The cuts may not last for long if Congress reaches a spending agreement by the next fiscal deadline on March 27, when the stopgap budget funding government operations runs out. But what many civil servants and political appointees thought was unimaginable now seems inevitable.
“The imminence of it is what’s scaring me,” Louise Leonard Campbell, an economist for the Bureau of Labor Statistics, said Thursday as she left the meeting. “I’m a single mom. My son has health issues. This is just snowballing.”
As they listened to Bastani on the stage of the auditorium of the Frances Perkins Building, employees were conscious of the irony that they are facing some of the same labor conditions they work to improve for the rest of the nation’s workforce.
“We are just living from one paycheck to another, and this could be really bad for us,” said Jorge Figueroa of Silver Spring, who works in quality control for the unemployment insurance division.

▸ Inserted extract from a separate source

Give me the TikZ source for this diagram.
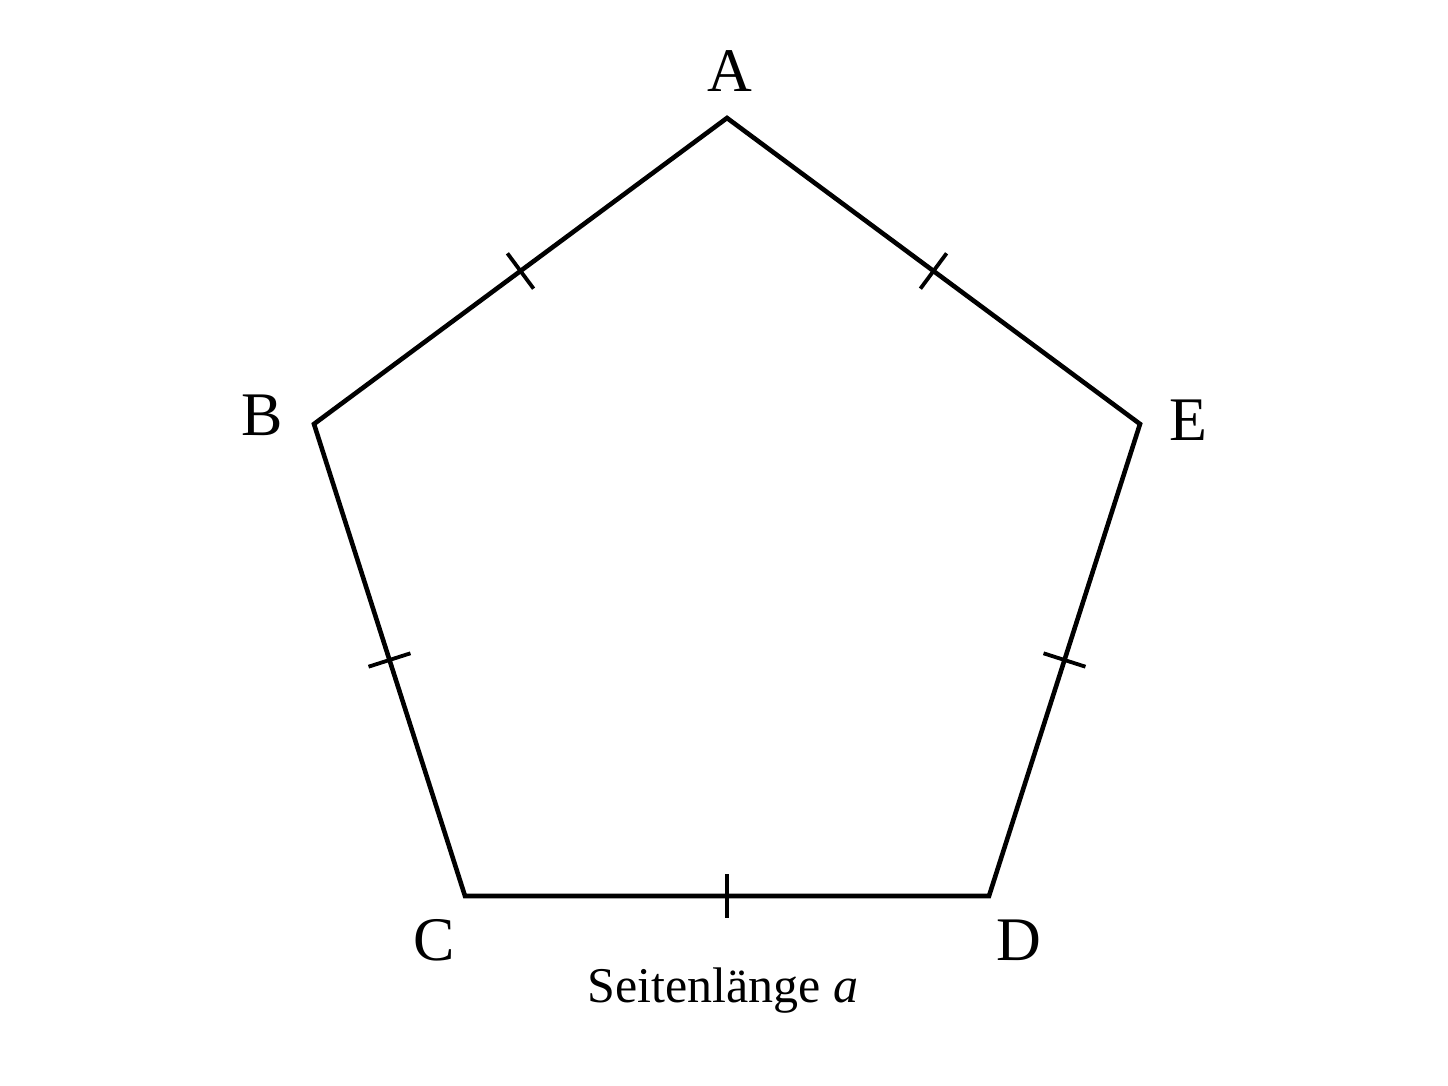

He has four children, two in college. “I am telling you, this is going to be very stressful.”
If he is furloughed, he said, he will apply for short-term benefits from his own office.
The Pentagon warned 800,000 civilian employees worldwide this week to prepare for unpaid leave one day a week for 22 weeks starting in late April. Customs and Border Protection employees face 14 days; Bureau of Prisons workers 12 days; U.S. marshals 13 days; and the FBI, including agents and intelligence analysts, up to 14 days. Salary-heavy agencies that cannot delay projects or grants are most likely to furlough.
Transportation Secretary Ray LaHood painted a nightmarish picture of air travel if the FAA’s nearly 47,000 employees are furloughed. He emphasized the potential for flight delays, cancellations and angry travelers.
Aviation is one of the critical government functions the Obama administration and unions have warned will be disrupted if so many employees are out of work over a prolonged period.
Labor leaders are continuing to warn members of Congress that furloughs will hit not only workers but also vital public services. They have demanded that contractors be spared before federal workers.
“Like everybody else, we’ve been lobbying everybody who will listen to come to some sort of resolution,” said David Borer, general counsel for the AFGE, the largest federal union, with 650,000 members across 78 agencies. “Failing that, they’re going to have to negotiate with us.”
On Capitol Hill, Republicans and Democrats are casting blame on each other for allowing the cuts to happen as the partisan conflict over taxes and spending continues.